• Data provided:
┌────────
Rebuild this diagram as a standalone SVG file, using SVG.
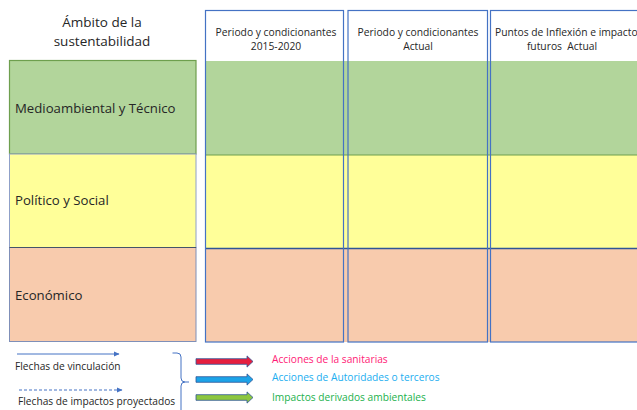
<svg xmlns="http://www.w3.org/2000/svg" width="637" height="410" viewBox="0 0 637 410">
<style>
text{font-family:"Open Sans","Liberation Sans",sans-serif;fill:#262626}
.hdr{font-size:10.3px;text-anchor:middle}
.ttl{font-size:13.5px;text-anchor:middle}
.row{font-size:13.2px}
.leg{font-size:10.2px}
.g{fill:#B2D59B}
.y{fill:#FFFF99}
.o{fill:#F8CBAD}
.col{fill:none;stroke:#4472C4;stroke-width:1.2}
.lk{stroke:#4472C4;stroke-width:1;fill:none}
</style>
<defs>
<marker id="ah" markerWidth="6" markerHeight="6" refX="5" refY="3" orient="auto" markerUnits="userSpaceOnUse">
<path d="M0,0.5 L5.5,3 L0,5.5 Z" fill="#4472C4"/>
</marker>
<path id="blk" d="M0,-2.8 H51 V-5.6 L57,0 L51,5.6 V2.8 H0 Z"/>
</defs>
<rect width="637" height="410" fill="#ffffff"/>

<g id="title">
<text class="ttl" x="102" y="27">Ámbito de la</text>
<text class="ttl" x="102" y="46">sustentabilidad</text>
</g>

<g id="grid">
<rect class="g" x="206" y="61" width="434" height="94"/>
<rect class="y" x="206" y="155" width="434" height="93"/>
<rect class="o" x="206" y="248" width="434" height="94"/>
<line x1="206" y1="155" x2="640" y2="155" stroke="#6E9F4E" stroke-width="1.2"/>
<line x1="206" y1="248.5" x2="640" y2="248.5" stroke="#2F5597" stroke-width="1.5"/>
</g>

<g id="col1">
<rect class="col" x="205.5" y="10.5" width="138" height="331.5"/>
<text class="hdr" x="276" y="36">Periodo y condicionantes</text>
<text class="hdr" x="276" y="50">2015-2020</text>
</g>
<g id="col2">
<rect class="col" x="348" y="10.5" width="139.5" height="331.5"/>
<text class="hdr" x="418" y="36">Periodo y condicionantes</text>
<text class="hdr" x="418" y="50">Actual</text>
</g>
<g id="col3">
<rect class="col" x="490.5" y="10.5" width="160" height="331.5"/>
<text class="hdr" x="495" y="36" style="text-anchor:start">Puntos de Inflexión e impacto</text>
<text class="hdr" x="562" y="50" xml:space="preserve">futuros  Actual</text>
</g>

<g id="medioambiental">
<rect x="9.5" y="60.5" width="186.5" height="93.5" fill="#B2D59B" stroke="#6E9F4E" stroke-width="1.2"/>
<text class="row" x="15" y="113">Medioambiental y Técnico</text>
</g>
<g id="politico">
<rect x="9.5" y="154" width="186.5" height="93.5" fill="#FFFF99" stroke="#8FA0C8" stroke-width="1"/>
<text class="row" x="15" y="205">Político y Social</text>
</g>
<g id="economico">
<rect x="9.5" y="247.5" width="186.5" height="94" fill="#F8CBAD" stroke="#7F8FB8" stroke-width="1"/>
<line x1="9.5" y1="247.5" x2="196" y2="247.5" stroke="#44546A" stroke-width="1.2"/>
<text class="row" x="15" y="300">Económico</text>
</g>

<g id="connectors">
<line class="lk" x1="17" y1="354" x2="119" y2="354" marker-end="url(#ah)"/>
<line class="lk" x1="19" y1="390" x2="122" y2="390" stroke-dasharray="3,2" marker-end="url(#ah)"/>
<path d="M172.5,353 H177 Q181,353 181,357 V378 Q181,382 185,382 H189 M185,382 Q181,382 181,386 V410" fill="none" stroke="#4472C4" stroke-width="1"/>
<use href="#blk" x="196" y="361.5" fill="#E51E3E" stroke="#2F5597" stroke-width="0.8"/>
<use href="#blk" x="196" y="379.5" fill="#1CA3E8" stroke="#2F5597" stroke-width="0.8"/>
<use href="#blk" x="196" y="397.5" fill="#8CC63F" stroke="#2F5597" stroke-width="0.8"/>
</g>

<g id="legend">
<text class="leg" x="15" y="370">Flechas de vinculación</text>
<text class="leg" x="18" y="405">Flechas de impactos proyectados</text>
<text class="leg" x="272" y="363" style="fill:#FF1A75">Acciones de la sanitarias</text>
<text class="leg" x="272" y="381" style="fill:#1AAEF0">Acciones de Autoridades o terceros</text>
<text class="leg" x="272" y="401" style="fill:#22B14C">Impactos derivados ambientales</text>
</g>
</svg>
└────────
• Problem requirements: Repeat the material above verbatim. Leave the pictures behind.

• Output below:
Rebuild this diagram as a standalone SVG file, using SVG.
<svg xmlns="http://www.w3.org/2000/svg" width="637" height="410" viewBox="0 0 637 410">
<style>
text{font-family:"Open Sans","Liberation Sans",sans-serif;fill:#262626}
.hdr{font-size:10.3px;text-anchor:middle}
.ttl{font-size:13.5px;text-anchor:middle}
.row{font-size:13.2px}
.leg{font-size:10.2px}
.g{fill:#B2D59B}
.y{fill:#FFFF99}
.o{fill:#F8CBAD}
.col{fill:none;stroke:#4472C4;stroke-width:1.2}
.lk{stroke:#4472C4;stroke-width:1;fill:none}
</style>
<defs>
<marker id="ah" markerWidth="6" markerHeight="6" refX="5" refY="3" orient="auto" markerUnits="userSpaceOnUse">
<path d="M0,0.5 L5.5,3 L0,5.5 Z" fill="#4472C4"/>
</marker>
<path id="blk" d="M0,-2.8 H51 V-5.6 L57,0 L51,5.6 V2.8 H0 Z"/>
</defs>
<rect width="637" height="410" fill="#ffffff"/>

<g id="title">
<text class="ttl" x="102" y="27">Ámbito de la</text>
<text class="ttl" x="102" y="46">sustentabilidad</text>
</g>

<g id="grid">
<rect class="g" x="206" y="61" width="434" height="94"/>
<rect class="y" x="206" y="155" width="434" height="93"/>
<rect class="o" x="206" y="248" width="434" height="94"/>
<line x1="206" y1="155" x2="640" y2="155" stroke="#6E9F4E" stroke-width="1.2"/>
<line x1="206" y1="248.5" x2="640" y2="248.5" stroke="#2F5597" stroke-width="1.5"/>
</g>

<g id="col1">
<rect class="col" x="205.5" y="10.5" width="138" height="331.5"/>
<text class="hdr" x="276" y="36">Periodo y condicionantes</text>
<text class="hdr" x="276" y="50">2015-2020</text>
</g>
<g id="col2">
<rect class="col" x="348" y="10.5" width="139.5" height="331.5"/>
<text class="hdr" x="418" y="36">Periodo y condicionantes</text>
<text class="hdr" x="418" y="50">Actual</text>
</g>
<g id="col3">
<rect class="col" x="490.5" y="10.5" width="160" height="331.5"/>
<text class="hdr" x="495" y="36" style="text-anchor:start">Puntos de Inflexión e impacto</text>
<text class="hdr" x="562" y="50" xml:space="preserve">futuros  Actual</text>
</g>

<g id="medioambiental">
<rect x="9.5" y="60.5" width="186.5" height="93.5" fill="#B2D59B" stroke="#6E9F4E" stroke-width="1.2"/>
<text class="row" x="15" y="113">Medioambiental y Técnico</text>
</g>
<g id="politico">
<rect x="9.5" y="154" width="186.5" height="93.5" fill="#FFFF99" stroke="#8FA0C8" stroke-width="1"/>
<text class="row" x="15" y="205">Político y Social</text>
</g>
<g id="economico">
<rect x="9.5" y="247.5" width="186.5" height="94" fill="#F8CBAD" stroke="#7F8FB8" stroke-width="1"/>
<line x1="9.5" y1="247.5" x2="196" y2="247.5" stroke="#44546A" stroke-width="1.2"/>
<text class="row" x="15" y="300">Económico</text>
</g>

<g id="connectors">
<line class="lk" x1="17" y1="354" x2="119" y2="354" marker-end="url(#ah)"/>
<line class="lk" x1="19" y1="390" x2="122" y2="390" stroke-dasharray="3,2" marker-end="url(#ah)"/>
<path d="M172.5,353 H177 Q181,353 181,357 V378 Q181,382 185,382 H189 M185,382 Q181,382 181,386 V410" fill="none" stroke="#4472C4" stroke-width="1"/>
<use href="#blk" x="196" y="361.5" fill="#E51E3E" stroke="#2F5597" stroke-width="0.8"/>
<use href="#blk" x="196" y="379.5" fill="#1CA3E8" stroke="#2F5597" stroke-width="0.8"/>
<use href="#blk" x="196" y="397.5" fill="#8CC63F" stroke="#2F5597" stroke-width="0.8"/>
</g>

<g id="legend">
<text class="leg" x="15" y="370">Flechas de vinculación</text>
<text class="leg" x="18" y="405">Flechas de impactos proyectados</text>
<text class="leg" x="272" y="363" style="fill:#FF1A75">Acciones de la sanitarias</text>
<text class="leg" x="272" y="381" style="fill:#1AAEF0">Acciones de Autoridades o terceros</text>
<text class="leg" x="272" y="401" style="fill:#22B14C">Impactos derivados ambientales</text>
</g>
</svg>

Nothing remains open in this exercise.